• **Records for the exercise**:
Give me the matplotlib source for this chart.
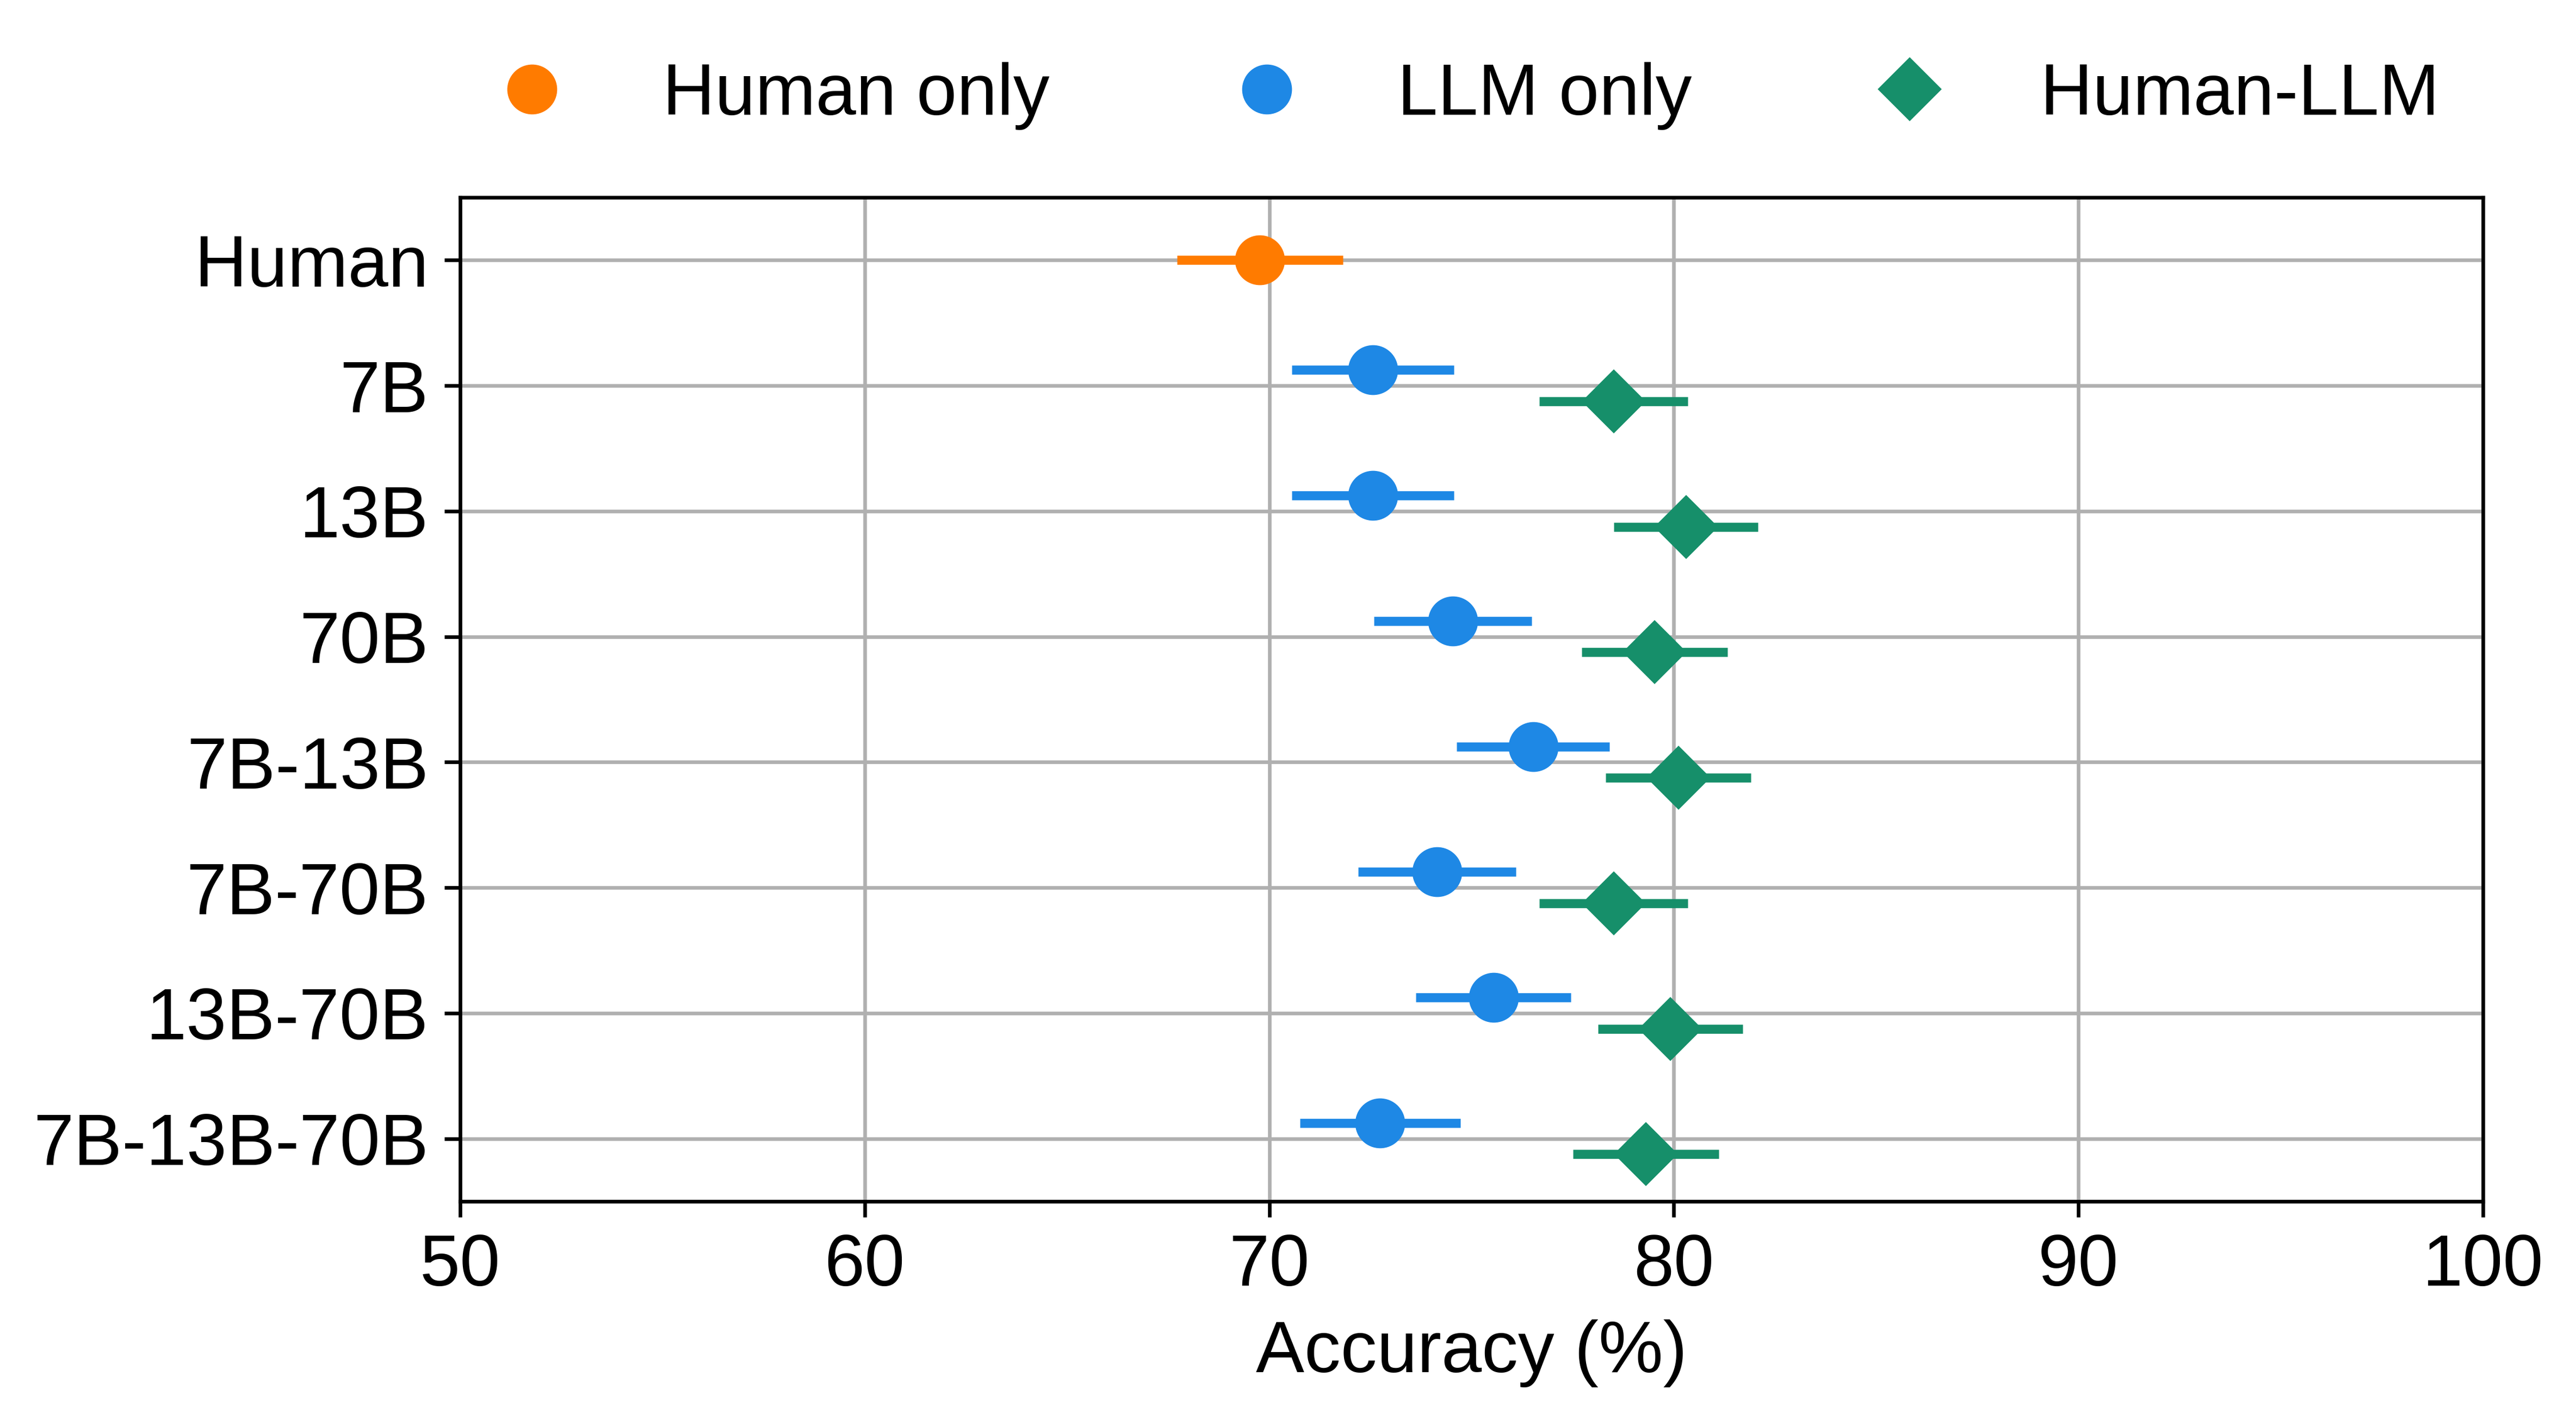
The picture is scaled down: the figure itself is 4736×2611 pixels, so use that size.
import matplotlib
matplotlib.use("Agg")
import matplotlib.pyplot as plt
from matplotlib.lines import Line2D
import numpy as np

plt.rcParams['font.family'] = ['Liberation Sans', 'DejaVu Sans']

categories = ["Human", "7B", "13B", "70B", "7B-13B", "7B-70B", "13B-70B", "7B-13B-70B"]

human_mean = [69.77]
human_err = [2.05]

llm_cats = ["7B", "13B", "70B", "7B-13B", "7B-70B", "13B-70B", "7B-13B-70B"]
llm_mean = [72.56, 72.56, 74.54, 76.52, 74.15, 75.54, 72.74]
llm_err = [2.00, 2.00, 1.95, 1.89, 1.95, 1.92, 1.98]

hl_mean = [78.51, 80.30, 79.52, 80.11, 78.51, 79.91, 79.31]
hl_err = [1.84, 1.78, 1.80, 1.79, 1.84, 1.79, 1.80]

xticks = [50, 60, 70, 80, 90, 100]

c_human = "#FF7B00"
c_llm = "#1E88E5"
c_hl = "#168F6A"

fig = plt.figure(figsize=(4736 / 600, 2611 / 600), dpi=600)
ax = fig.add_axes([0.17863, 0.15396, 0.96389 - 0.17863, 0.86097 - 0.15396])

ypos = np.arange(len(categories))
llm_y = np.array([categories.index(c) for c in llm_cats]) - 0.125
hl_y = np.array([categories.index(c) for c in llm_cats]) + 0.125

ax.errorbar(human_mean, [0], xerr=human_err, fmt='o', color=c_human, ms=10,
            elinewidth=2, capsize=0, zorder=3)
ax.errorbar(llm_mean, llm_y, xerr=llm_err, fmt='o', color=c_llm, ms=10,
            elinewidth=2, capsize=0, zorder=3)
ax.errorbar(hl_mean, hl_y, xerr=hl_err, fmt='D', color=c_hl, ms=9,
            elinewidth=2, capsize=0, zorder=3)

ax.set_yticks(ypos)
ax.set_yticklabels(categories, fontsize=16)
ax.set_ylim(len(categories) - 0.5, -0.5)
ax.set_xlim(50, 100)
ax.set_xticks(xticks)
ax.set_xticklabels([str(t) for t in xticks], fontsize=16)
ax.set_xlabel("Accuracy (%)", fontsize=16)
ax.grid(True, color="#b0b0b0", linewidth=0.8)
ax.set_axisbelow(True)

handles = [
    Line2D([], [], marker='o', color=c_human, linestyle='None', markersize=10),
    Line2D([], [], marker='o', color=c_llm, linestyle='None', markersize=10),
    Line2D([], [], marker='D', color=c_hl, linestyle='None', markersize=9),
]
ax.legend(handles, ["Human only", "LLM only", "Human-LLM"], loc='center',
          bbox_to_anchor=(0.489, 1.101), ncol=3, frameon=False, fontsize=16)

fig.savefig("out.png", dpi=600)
* * *
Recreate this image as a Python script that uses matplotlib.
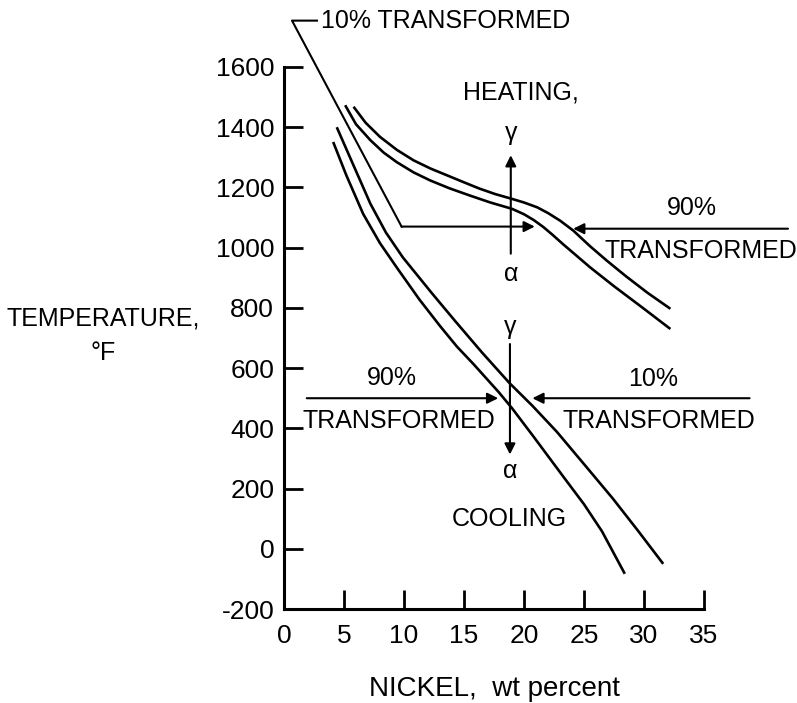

• **Problem to work on**: Include both the line containing "Give me the matplotlib source for this chart." and the line containing "import numpy as np" when you write out everything between them, exactly. Leave the pictures out.

• **Correct result**:
Give me the matplotlib source for this chart.
The picture is scaled down: the figure itself is 4736×2611 pixels, so use that size.
import matplotlib
matplotlib.use("Agg")
import matplotlib.pyplot as plt
from matplotlib.lines import Line2D
import numpy as np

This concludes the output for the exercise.